While specific figures were not immediately available on opioid abuse in Howard County, Scott said her department is “treating this as a crisis, even if just one case is reported.” And any effort of the department as a whole will involve the Office on Aging and Independence, which focuses on the problems facing older adults, she added.

Meanwhile, Howard County Police have made a series of arrests in recent months involving the illicit sale of opioids. Police Chief Gary L. Gardner said county police were “aggressively going after people who are selling opioids, like heroin and prescription pills, on our streets.”

Gardner noted, however, that “we can’t enforce our way out of the problem. That’s why we are collaborating with other agencies to approach this from all sides — including prevention, education, treatment and recovery.”

Combatting human trafficking

Scott also expressed concern over the rise of human trafficking, which the Department of Homeland Security describes as “modern-day slavery that involves the use of force, fraud or coercion to obtain some type of labor or commercial sex act.”

The department describes trafficking as “a hidden crime, as victims rarely come forward to seek help because of language barriers, fear of the traffickers, and/or fear of law enforcement.”

Maryland has become a major human trafficking point due to Interstate 95, which reportedly is a key route for traffickers, as well as the ready access to international airports and waterway ports. In 2014, the county government found it necessary to form the Howard County Task Force on Human Trafficking.

Scott stressed that she would be keeping a close lookout for evidence of human trafficking.

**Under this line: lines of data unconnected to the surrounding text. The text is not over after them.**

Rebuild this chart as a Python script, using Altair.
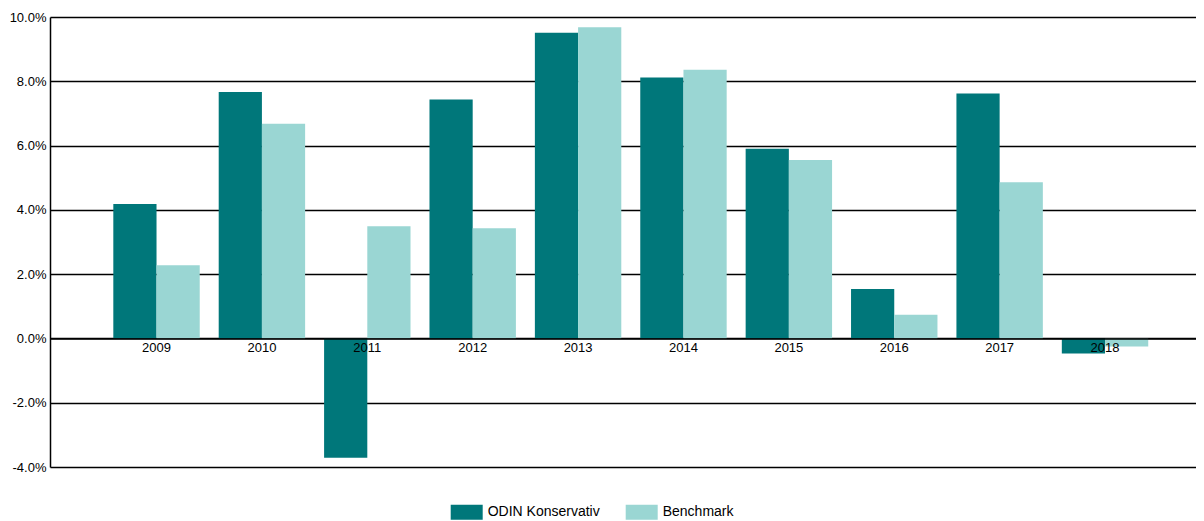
import altair as alt
import pandas as pd

years = ["2009", "2010", "2011", "2012", "2013", "2014", "2015", "2016", "2017", "2018"]
odin = [4.18, 7.67, -3.71, 7.43, 9.51, 8.12, 5.9, 1.54, 7.62, -0.47]
bench = [2.28, 6.68, 3.49, 3.43, 9.68, 8.36, 5.55, 0.74, 4.86, -0.25]
series = ["ODIN Konservativ", "Benchmark"]
colors = ["#00777A", "#9AD6D3"]
y_ticks = [-4, -2, 0, 2, 4, 6, 8, 10]

rows = []
for yr, a, b in zip(years, odin, bench):
    rows.append({"year": yr, "series": series[0], "value": a})
    rows.append({"year": yr, "series": series[1], "value": b})
df = pd.DataFrame(rows)

W, H = 1146, 450
zero_offset = -H * 4 / 14

label_expr = "(datum.value < 0 ? '-' : '') + format(abs(datum.value), '.1f') + '%'"

chart = alt.Chart(df).mark_bar().encode(
    x=alt.X(
        "year:N", sort=years, title=None,
        scale=alt.Scale(paddingInner=0.18, paddingOuter=0.527, align=0.57),
        axis=alt.Axis(orient="bottom", offset=zero_offset, domainColor="#000", domainWidth=1.5,
                      ticks=False, labelAngle=0, labelPadding=3, labelFontSize=13,
                      labelColor="#000", zindex=1, grid=False, labelBaseline="top"),
    ),
    xOffset=alt.XOffset("series:N", sort=series, scale=alt.Scale(paddingInner=0, paddingOuter=0)),
    y=alt.Y(
        "value:Q", stack=None, title=None,
        scale=alt.Scale(domain=[-4, 10], nice=False, zero=False),
        axis=alt.Axis(values=y_ticks, labelExpr=label_expr, grid=True, gridColor="#000",
                      gridWidth=1.5, ticks=False, domain=True, domainColor="#000", domainWidth=1.5,
                      labelPadding=4, labelFontSize=13, labelColor="#000", zindex=0),
    ),
    y2=alt.datum(0),
    color=alt.Color(
        "series:N", sort=series, scale=alt.Scale(domain=series, range=colors),
        legend=alt.Legend(orient="none", direction="horizontal", legendX=400.7, legendY=479,
                          title=None, symbolType="M-1,-0.47H1V0.47H-1Z", symbolSize=1024,
                          symbolStrokeWidth=0, symbolOpacity=1, labelFontSize=14, labelColor="#000",
                          labelOffset=5, columnPadding=25),
    ),
).properties(
    width=W, height=H,
    autosize=alt.AutoSizeParams(type="none"),
    padding={"left": 42, "top": 9, "right": 0, "bottom": 53},
).configure(font="Liberation Sans").configure_view(stroke=None)

chart.save("out.html", embed_options={"renderer": "svg", "actions": False})
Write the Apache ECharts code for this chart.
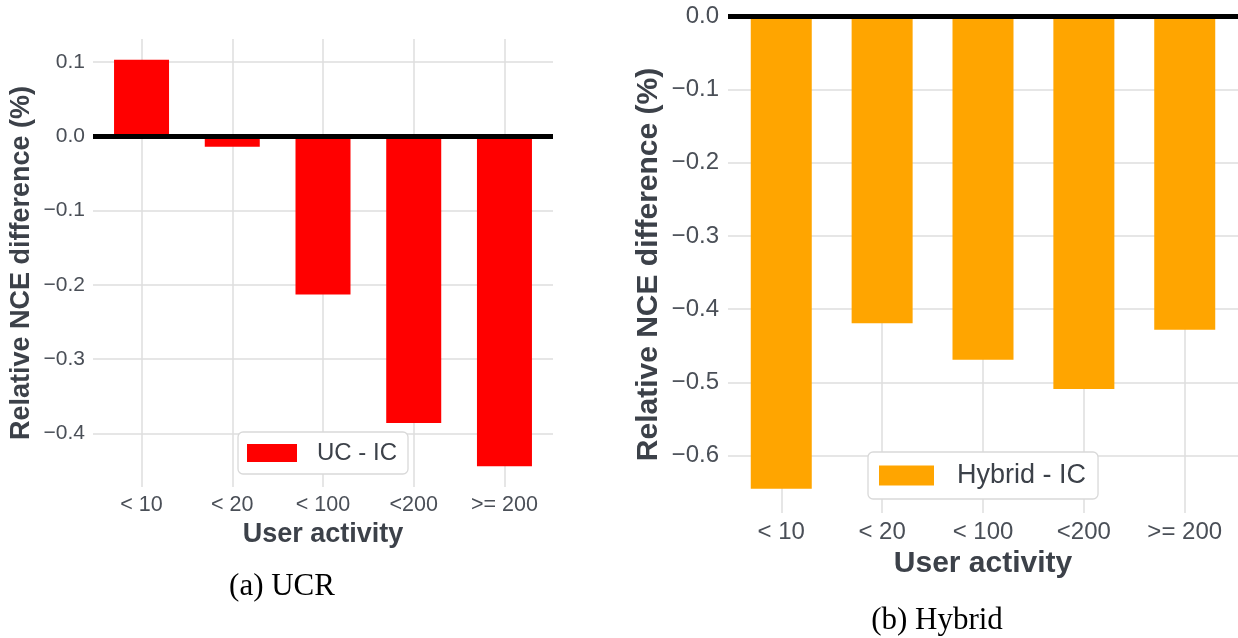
<!DOCTYPE html>
<html>
<head>
<meta charset="utf-8">
<script src="https://cdn.jsdelivr.net/npm/echarts@6/dist/echarts.min.js"></script>
<style>
html,body{margin:0;padding:0;background:#fff;}
#chart{width:1238px;height:638px;}
</style>
</head>
<body>
<div id="chart"></div>
<script>
// ---- data ----
const categories = ['< 10', '< 20', '< 100', '<200', '>= 200'];
const ucValues = [0.103, -0.014, -0.213, -0.386, -0.444];
const hybridValues = [-0.645, -0.419, -0.469, -0.509, -0.428];
const ucTicks = [-0.4, -0.3, -0.2, -0.1, 0.0, 0.1];
const hybridTicks = [-0.6, -0.5, -0.4, -0.3, -0.2, -0.1, 0.0];
const catTicks = [0, 1, 2, 3, 4];
const ucName = 'UC - IC';
const hybridName = 'Hybrid - IC';
const xTitle = 'User activity';
const yTitle = 'Relative NCE difference (%)';
const captionA = '(a) UCR';
const captionB = '(b) Hybrid';

const FONT = '"Liberation Sans", Arial, sans-serif';
const TICK_COLOR = '#4a4f57';
const TITLE_COLOR = '#3c4149';
const GRID_COLOR = '#dedede';

function fmtY(v) {
  if (Math.abs(v) < 1e-9) return '0.0';
  return v.toFixed(1).replace('-', '\u2212');
}

function xAxisCfg(gridIndex, fs, titleFs, nameGap, min, max) {
  return {
    type: 'value', gridIndex: gridIndex, min: min, max: max,
    name: xTitle, nameLocation: 'middle', nameGap: nameGap,
    nameTextStyle: {fontFamily: FONT, fontSize: titleFs, fontWeight: 'bold', color: TITLE_COLOR},
    axisLine: {show: false},
    axisTick: {show: false, customValues: catTicks},
    axisLabel: {customValues: catTicks, fontFamily: FONT, fontSize: fs, color: TICK_COLOR, margin: 7,
      formatter: v => categories[Math.round(v)]},
    splitLine: {show: true, lineStyle: {color: GRID_COLOR, width: 1.5}}
  };
}
function yAxisCfg(gridIndex, fs, titleFs, nameGap, min, max, ticks, margin) {
  return {
    type: 'value', gridIndex: gridIndex, min: min, max: max,
    name: yTitle, nameLocation: 'middle', nameGap: nameGap, nameRotate: 90,
    nameTextStyle: {fontFamily: FONT, fontSize: titleFs, fontWeight: 'bold', color: TITLE_COLOR},
    axisLine: {show: false},
    axisTick: {show: false, customValues: ticks},
    axisLabel: {customValues: ticks, fontFamily: FONT, fontSize: fs, color: TICK_COLOR, margin: margin,
      formatter: fmtY},
    splitLine: {show: true, lineStyle: {color: GRID_COLOR, width: 1.5}}
  };
}
function zeroLine() {
  return {
    silent: true, symbol: 'none', label: {show: false},
    lineStyle: {color: '#000', width: 5, type: 'solid'},
    emphasis: {disabled: true},
    data: [{yAxis: 0}]
  };
}
function legendCfg(name, left, top, fs, itemW, itemH, pad, spacer) {
  return {
    data: [name], left: left, top: top, orient: 'horizontal',
    backgroundColor: '#ffffff', borderColor: '#d9d9d9', borderWidth: 1.3, borderRadius: 5,
    padding: pad, itemWidth: itemW, itemHeight: itemH, icon: 'rect',
    formatter: n => '{s|}{n|' + n + '}',
    textStyle: {fontFamily: FONT, fontSize: fs, color: TITLE_COLOR,
      rich: {s: {width: spacer}, n: {fontFamily: FONT, fontSize: fs, color: TITLE_COLOR}}},
    selectedMode: false
  };
}

const option = {
  backgroundColor: '#ffffff',
  animation: false,
  grid: [
    {left: 93, top: 39, width: 460, height: 448, containLabel: false},
    {left: 728, top: 16, width: 510, height: 497, containLabel: false}
  ],
  xAxis: [
    xAxisCfg(0, 21.5, 27, 31, -0.535, 4.535),
    xAxisCfg(1, 24, 30, 34, -0.528, 4.528)
  ],
  yAxis: [
    yAxisCfg(0, 21, 27, 58, -0.472, 0.131, ucTicks, 8),
    yAxisCfg(1, 24, 30, 64, -0.678, 0, hybridTicks, 9)
  ],
  legend: [
    legendCfg(ucName, 238, 432, 24, 50, 18, [9, 11, 9, 9], 15),
    legendCfg(hybridName, 868, 452, 27, 55, 20, [10, 12, 10, 11], 18)
  ],
  series: [
    {name: ucName, type: 'bar', xAxisIndex: 0, yAxisIndex: 0, barWidth: 55,
      itemStyle: {color: '#ff0000'},
      data: ucValues.map((v, i) => [i, v]), markLine: zeroLine()},
    {name: hybridName, type: 'bar', xAxisIndex: 1, yAxisIndex: 1, barWidth: 61,
      itemStyle: {color: '#ffa500'},
      data: hybridValues.map((v, i) => [i, v]), markLine: zeroLine()}
  ],
  graphic: [
    {type: 'text', x: 282, y: 587, silent: true,
      style: {text: captionA, font: '31px "Liberation Serif", "Times New Roman", serif', fill: '#000',
        textAlign: 'center', textVerticalAlign: 'middle'}},
    {type: 'text', x: 937, y: 621, silent: true,
      style: {text: captionB, font: '31px "Liberation Serif", "Times New Roman", serif', fill: '#000',
        textAlign: 'center', textVerticalAlign: 'middle'}}
  ]
};

const chart = echarts.init(document.getElementById('chart'), null, {renderer: 'canvas'});
chart.setOption(option);
</script>
</body>
</html>
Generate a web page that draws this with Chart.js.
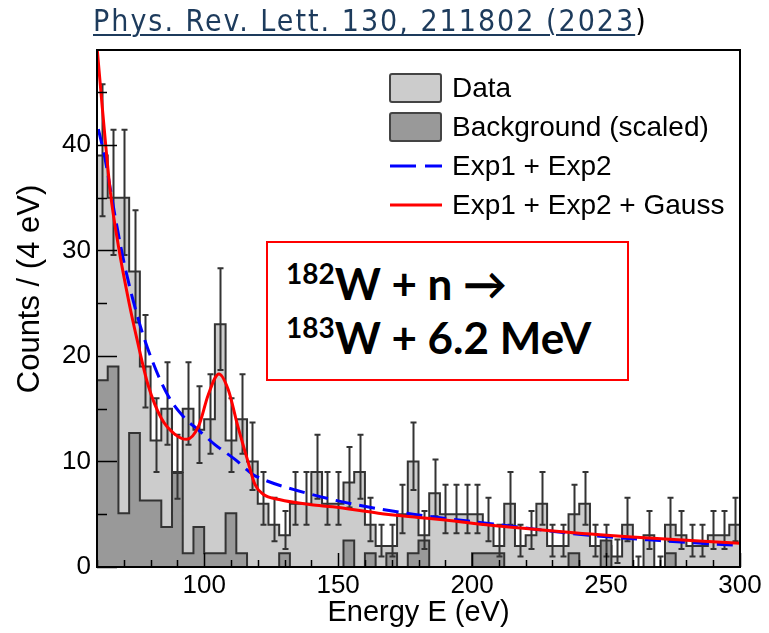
<!DOCTYPE html>
<html>
<head>
<meta charset="utf-8">
<script src="https://cdn.jsdelivr.net/npm/chart.js@4.4.1/dist/chart.umd.min.js"></script>
<style>
  html, body { margin: 0; padding: 0; background: #fff; }
  #wrap { position: relative; width: 769px; height: 633px; }
  #title { position: absolute; left: 93px; top: 3px; font-family: 'DejaVu Sans Condensed', 'DejaVu Sans', sans-serif; font-size: 30px; letter-spacing: 2px; color: #1d3b5c; white-space: nowrap; }
  #title span { text-decoration: underline; text-decoration-thickness: 2px; text-underline-offset: 3px; }
  #title b { font-weight: normal; color: #000; }
  #note { position: absolute; left: 266px; top: 241px; width: 359px; height: 136px; border: 2px solid #ff0000; background: #fff;
          font-family: Lato, 'Open Sans', sans-serif; font-weight: bold; font-size: 44px; color: #000; }
  #note div { position: absolute; left: 18px; white-space: nowrap; }
  #note sup { font-size: 28px; vertical-align: 16px; line-height: 0; }
</style>
</head>
<body>
<div id="wrap">
  <canvas id="chart" width="769" height="633"></canvas>
  <div id="title"><span>Phys. Rev. Lett. 130, 211802 (2023</span><b>)</b></div>
  <div id="note">
    <div style="top:14px"><sup>182</sup>W + n &rarr;</div>
    <div style="top:68px"><sup>183</sup>W + 6.2 MeV</div>
  </div>
</div>
<script>
// histogram bins (4 eV wide), left edges
const binStart = [60, 64, 68, 72, 76, 80, 84, 88, 92, 96, 100, 104, 108, 112, 116, 120, 124, 128, 132, 136,
  140, 144, 148, 152, 156, 160, 164, 168, 172, 176, 180, 184, 188, 192, 196, 200, 204, 208, 212, 216,
  220, 224, 228, 232, 236, 240, 244, 248, 252, 256, 260, 264, 268, 272, 276, 280, 284, 288, 292, 296];
const binWidth = 4;

const dataCounts = [39, 35, 35, 28, 19, 12, 15, 9, 15, 13, 14, 23, 12, 14, 10, 6, 4, 3, 6, 6,
  9, 6, 6, 8, 9, 4, 2, 2, 5, 10, 3, 7, 5, 5, 5, 5, 4, 2, 6, 2,
  3, 6, 2, 2, 5, 6, 2, 2, 1, 4, 0, 3, 0, 4, 3, 2, 2, 3, 3, 4];

const bkgScaled = [17.7, 19.0, 5.1, 12.7, 6.3, 6.3, 3.8, 8.9, 1.3, 3.8, 1.3, 1.3, 5.1, 1.3, 0, 0, 0, 1.3, 0, 0,
  0, 0, 0, 2.5, 0, 1.3, 0, 1.3, 0, 1.3, 2.5, 0, 0, 0, 0, 1.3, 1.3, 1.3, 0, 0,
  0, 0, 0, 0, 1.3, 0, 0, 2.5, 0, 0, 0, 0, 0, 1.3, 0, 0, 0, 0, 0, 0];

// fit curves
const fullE = [60, 62, 65, 68, 72, 75, 79, 84, 89, 93.5, 98, 101.5, 105.5, 109, 112.5, 116, 119, 122, 128, 140, 148, 165, 180, 190, 207, 238, 269, 300];
const fullFit = [49.3, 43.5, 35.5, 30.4, 25.0, 21.5, 17.3, 14.1, 12.6, 12.1, 13.4, 16.3, 18.3, 16.8, 13.4, 10.3, 7.8, 6.9, 6.4, 5.9, 5.7, 5.1, 4.7, 4.45, 3.95, 3.25, 2.7, 2.24];
const bkgFitE = [60.5, 63, 66.7, 70.4, 75.4, 80.4, 86.6, 92.8, 97.8, 104, 111.5, 118, 123, 134, 153, 178, 207, 244, 270, 299];
const bkgFit = [41.5, 38.7, 33.3, 28.5, 23.5, 19.7, 16.2, 14.1, 13.0, 11.6, 10.2, 8.8, 8.2, 7.3, 6.1, 5.0, 4.1, 3.0, 2.5, 2.05];

const xTickLabels = [100, 150, 200, 250, 300];
const yTickLabels = [0, 10, 20, 30, 40];
const seriesNames = ['Data', 'Background (scaled)', 'Exp1 + Exp2', 'Exp1 + Exp2 + Gauss'];
const yTitle = 'Counts / (4 eV)';

// histogram outline: step through bin centres, pinned at both edges
function histPoints(vals) {
  const last = binStart.length - 1;
  const pts = [{ x: binStart[0], y: vals[0] }];
  vals.forEach((v, i) => pts.push({ x: binStart[i] + binWidth / 2, y: v }));
  pts.push({ x: binStart[last] + binWidth, y: vals[last] });
  return pts;
}
const curve = (xs, ys) => xs.map((x, i) => ({ x, y: ys[i] }));

// error bars for the data (approx. Poisson interval)
const errorBars = {
  id: 'errorBars',
  afterDatasetDraw(chart, args) {
    if (args.index !== 1) return;
    const { ctx, scales: { x, y } } = chart;
    ctx.save();
    ctx.strokeStyle = '#333';
    ctx.lineWidth = 2;
    dataCounts.forEach((n, i) => {
      const px = Math.round(x.getPixelForValue(binStart[i] + binWidth / 2)) + 0.5;
      const lo = y.getPixelForValue(Math.max(0, n + 0.5 - Math.sqrt(n + 0.25)));
      const hi = y.getPixelForValue(n + 0.5 + Math.sqrt(n + 0.25));
      ctx.beginPath();
      ctx.moveTo(px, lo); ctx.lineTo(px, hi);
      ctx.moveTo(px - 3, hi); ctx.lineTo(px + 3, hi);
      if (n > 0) { ctx.moveTo(px - 3, lo); ctx.lineTo(px + 3, lo); }
      ctx.stroke();
    });
    ctx.restore();
  }
};

// ROOT style frame with inward ticks, y title sits a bit above centre
const frameTicks = {
  id: 'frameTicks',
  afterDatasetsDraw(chart) {
    const { ctx, chartArea: a, scales: { x, y } } = chart;
    ctx.save();
    ctx.strokeStyle = '#000';
    ctx.lineWidth = 1.5;
    ctx.beginPath();
    for (let v = 0; v <= 45; v += 5) {
      const py = Math.round(y.getPixelForValue(v)) + 0.5;
      ctx.moveTo(a.left, py); ctx.lineTo(a.left + (v % 10 === 0 ? 20 : 10), py);
    }
    for (let e = 60; e <= 300; e += 10) {
      const px = Math.round(x.getPixelForValue(e)) + 0.5;
      ctx.moveTo(px, a.bottom); ctx.lineTo(px, a.bottom - (e % 50 === 0 ? 14 : 7));
    }
    ctx.stroke();
    ctx.lineWidth = 2;
    ctx.strokeRect(a.left, a.top, a.right - a.left, a.bottom - a.top);

    ctx.translate(30, 289);
    ctx.rotate(-Math.PI / 2);
    ctx.font = '31px "Liberation Sans", Arial, sans-serif';
    ctx.fillStyle = '#000';
    ctx.textAlign = 'center';
    ctx.textBaseline = 'middle';
    ctx.fillText(yTitle, 0, 0);
    ctx.restore();
  }
};

// legend inside the frame, top right
const boxLegend = {
  id: 'boxLegend',
  afterDraw(chart) {
    const { ctx } = chart;
    const ds = chart.data.datasets;
    const items = [ds[0], ds[1], ds[3], ds[2]];
    ctx.save();
    ctx.font = '28px "Liberation Sans", Arial, sans-serif';
    ctx.textBaseline = 'middle';
    items.forEach((d, i) => {
      const cy = 88 + i * 39;
      if (d.fill) {
        ctx.fillStyle = d.backgroundColor;
        ctx.strokeStyle = '#444';
        ctx.lineWidth = 2;
        ctx.beginPath();
        ctx.roundRect(390, cy - 14, 51, 28, 2);
        ctx.fill(); ctx.stroke();
      } else {
        ctx.strokeStyle = d.borderColor;
        ctx.lineWidth = 3;
        ctx.setLineDash(d.borderDash ? [26, 9] : []);
        ctx.beginPath();
        ctx.moveTo(390, cy); ctx.lineTo(442, cy);
        ctx.stroke();
        ctx.setLineDash([]);
      }
      ctx.fillStyle = '#000';
      ctx.fillText(d.label, 452, cy + 1);
    });
    ctx.restore();
  }
};

Chart.defaults.font.family = '"Liberation Sans", Arial, sans-serif';
Chart.defaults.color = '#000';

new Chart(document.getElementById('chart'), {
  type: 'line',
  data: {
    datasets: [
      { label: seriesNames[0], data: histPoints(dataCounts), stepped: 'middle', fill: 'origin',
        backgroundColor: '#cccccc', borderColor: '#333333', borderWidth: 2, pointRadius: 0, order: 4 },
      { label: seriesNames[1], data: histPoints(bkgScaled), stepped: 'middle', fill: 'origin',
        backgroundColor: '#999999', borderColor: '#333333', borderWidth: 2, pointRadius: 0, order: 3 },
      { label: seriesNames[3], data: curve(fullE, fullFit), borderColor: '#ff0000', borderWidth: 3,
        cubicInterpolationMode: 'monotone', pointRadius: 0, fill: false, order: 0 },
      { label: seriesNames[2], data: curve(bkgFitE, bkgFit), borderColor: '#0000ff', borderWidth: 3,
        borderDash: [16, 8], cubicInterpolationMode: 'monotone', pointRadius: 0, fill: false, order: 1 }
    ]
  },
  options: {
    responsive: false,
    animation: false,
    events: [],
    layout: { padding: { top: 50, right: 29, left: 0, bottom: 0 } },
    plugins: { legend: { display: false }, tooltip: { enabled: false } },
    scales: {
      x: {
        type: 'linear', min: 60, max: 300,
        afterFit: s => { s.height = 66; },
        afterBuildTicks: s => { s.ticks = xTickLabels.map(v => ({ value: v })); },
        grid: { display: false, drawTicks: false },
        border: { display: false },
        ticks: { font: { size: 26 }, padding: 3, maxRotation: 0 },
        title: { display: true, text: 'Energy E (eV)', font: { size: 29 }, padding: { top: 0, bottom: 3 } }
      },
      y: {
        min: 0, max: 49,
        afterFit: s => { s.width = 97; },
        afterBuildTicks: s => { s.ticks = yTickLabels.map(v => ({ value: v })); },
        grid: { display: false, drawTicks: false },
        border: { display: false },
        ticks: { font: { size: 26 }, padding: 6 }
      }
    }
  },
  plugins: [errorBars, frameTicks, boxLegend]
});
</script>
</body>
</html>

The DCRS, she said, has been designated as the coordinating council to help fight the threat.

On a more prosaic note, Scott also said that her agency is concentrating on finding further ways to aid older county residents through technology. Specifically, she noted that additional computers are being installed in the 50-Plus Centers that the Office on Aging and Independence operates in Columbia, Ellicott City, Glenwwood, North Laurel and Elkridge.

Visitors — who often come to the centers for exercise and informational classes, lunches and general socializing — will have greater access to computer labs as well as classes on how to navigate the Internet and, among other things, utilize programs and apps that improve diets and all-around physical and mental well-being, Scott said.